» **Recorded information**:

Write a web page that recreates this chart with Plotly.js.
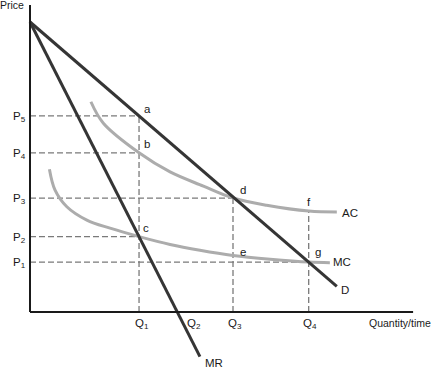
<!DOCTYPE html>
<html><head><meta charset="utf-8">
<script src="https://cdn.plot.ly/plotly-3.0.1.min.js"></script>
<style>html,body{margin:0;padding:0;background:#fff}</style>
</head><body><div id="chart" style="width:438px;height:369px"></div>
<script>
// Demand and marginal revenue lines
const demandQ = [0, 105.8];
const demandP = [100, 8.8];
const mrQ = [0, 58.6];
const mrP = [100, -15.4];
// Average cost and marginal cost curves
const acQ = [21.0, 25.3, 37.6, 48.3, 59.8, 70, 81.6, 96.1, 105.8];
const acP = [72.5, 65.1, 54.9, 48.3, 43.4, 39.3, 36.8, 34.8, 34.5];
const mcQ = [6.7, 8.6, 12.7, 19.6, 27.6, 37.6, 48.3, 58.6, 70, 82.8, 96.1, 103.4];
const mcP = [49.2, 42.1, 36.3, 31.7, 28.9, 26.0, 23.3, 21.3, 19.5, 18.2, 17.2, 17.0];
// Price levels P1..P5
const priceLevels = [17.2, 26.0, 39.3, 54.9, 67.6];
const priceLabels = ['P<sub>1</sub>', 'P<sub>2</sub>', 'P<sub>3</sub>', 'P<sub>4</sub>', 'P<sub>5</sub>'];
const priceGuideEnd = [96.1, 37.6, 70, 37.6, 37.6];
// Quantity levels Q1..Q4
const qLevels = [37.6, 50.9, 70, 96.1];
const qLabels = ['Q<sub>1</sub>', 'Q<sub>2</sub>', 'Q<sub>3</sub>', 'Q<sub>4</sub>'];
const qGuideTop = [67.6, null, 39.3, 34.8];
// Labelled points
const pointLabels = ['a', 'b', 'c', 'd', 'e', 'f', 'g'];
const pointQ = [37.6, 37.6, 37.6, 70, 70, 96.1, 96.1];
const pointP = [67.6, 54.9, 26.0, 39.3, 19.3, 34.8, 17.2];
// Curve labels
const curveLabels = ['AC', 'MC', 'D', 'MR'];
const curveQ = [105.8, 103.4, 105.8, 58.6];
const curveP = [34.5, 17.2, 8.8, -15.4];
// Axis extents
const axisQMax = 132.1;
const axisPMax = 105.9;

const pxPerUnit = 2.9;
const W = 438, H = 369, ox = 30, oy = 312;
const xRange = [-ox / pxPerUnit, (W - ox) / pxPerUnit];
const yRange = [(oy - H) / pxPerUnit, oy / pxPerUnit];

const gx = [], gy = [];
priceLevels.forEach((p, i) => { gx.push(0, priceGuideEnd[i], null); gy.push(p, p, null); });
qLevels.forEach((q, i) => { if (qGuideTop[i] !== null) { gx.push(q, q, null); gy.push(0, qGuideTop[i], null); } });

const dark = '#353535', gray = '#acacac';
const traces = [
  {x: gx, y: gy, mode: 'lines', line: {color: '#7a7a7a', width: 1.3, dash: '6px,3px'}},
  {x: acQ, y: acP, mode: 'lines', line: {color: gray, width: 3, shape: 'spline', smoothing: 1}},
  {x: mcQ, y: mcP, mode: 'lines', line: {color: gray, width: 3, shape: 'spline', smoothing: 1}},
  {x: demandQ, y: demandP, mode: 'lines', line: {color: dark, width: 3}},
  {x: mrQ, y: mrP, mode: 'lines', line: {color: dark, width: 3}},
  {x: [0, 0, null, 0, axisQMax], y: [axisPMax, 0, null, 0, 0], mode: 'lines', line: {color: '#1a1a1a', width: 2}}
];

const fam = 'Liberation Sans, Arial, sans-serif';
const font = {family: fam, size: 11.5, color: '#1a1a1a'};
const smallFont = {family: fam, size: 10.5, color: '#1a1a1a'};
const ann = [];
priceLevels.forEach((p, i) => ann.push({x: 0, y: p, text: priceLabels[i], showarrow: false, xanchor: 'center', yanchor: 'middle', xshift: -11, yshift: -1, font: font}));
const qShift = [3, 16, 2, 1];
qLevels.forEach((q, i) => ann.push({x: q, y: 0, text: qLabels[i], showarrow: false, xanchor: 'center', yanchor: 'middle', xshift: qShift[i], yshift: -12, font: font}));
const pShiftX = [8, 8, 7, 10, 10, 0, 9];
const pShiftY = [7, 9, 9, 8, 4, 9, 10];
pointLabels.forEach((t, i) => ann.push({x: pointQ[i], y: pointP[i], text: t, showarrow: false, xanchor: 'center', yanchor: 'middle', xshift: pShiftX[i], yshift: pShiftY[i], font: font}));
const cShiftX = [13, 12, 8, 14];
const cShiftY = [-1, 0, -4, -6];
curveLabels.forEach((t, i) => ann.push({x: curveQ[i], y: curveP[i], text: t, showarrow: false, xanchor: 'center', yanchor: 'middle', xshift: cShiftX[i], yshift: cShiftY[i], font: font}));
ann.push({x: axisQMax, y: 0, text: 'Quantity/time', showarrow: false, xanchor: 'right', yanchor: 'middle', xshift: 20, yshift: -11, font: smallFont});
ann.push({x: 0, y: axisPMax, text: 'Price', showarrow: false, xanchor: 'right', yanchor: 'middle', xshift: -4, yshift: 0, font: smallFont});

const layout = {
  width: W, height: H, margin: {l: 0, r: 0, t: 0, b: 0},
  paper_bgcolor: '#fff', plot_bgcolor: '#fff', showlegend: false,
  xaxis: {range: xRange, visible: false, fixedrange: true},
  yaxis: {range: yRange, visible: false, fixedrange: true},
  annotations: ann, hovermode: false
};
Plotly.newPlot('chart', traces, layout, {displayModeBar: false});
</script></body></html>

» **What is asked**: Isolate the lines above that contain the word "chart" and copy them.

» **Result of this exercise**:
Write a web page that recreates this chart with Plotly.js.
</head><body><div id="chart" style="width:438px;height:369px"></div>
Plotly.newPlot('chart', traces, layout, {displayModeBar: false});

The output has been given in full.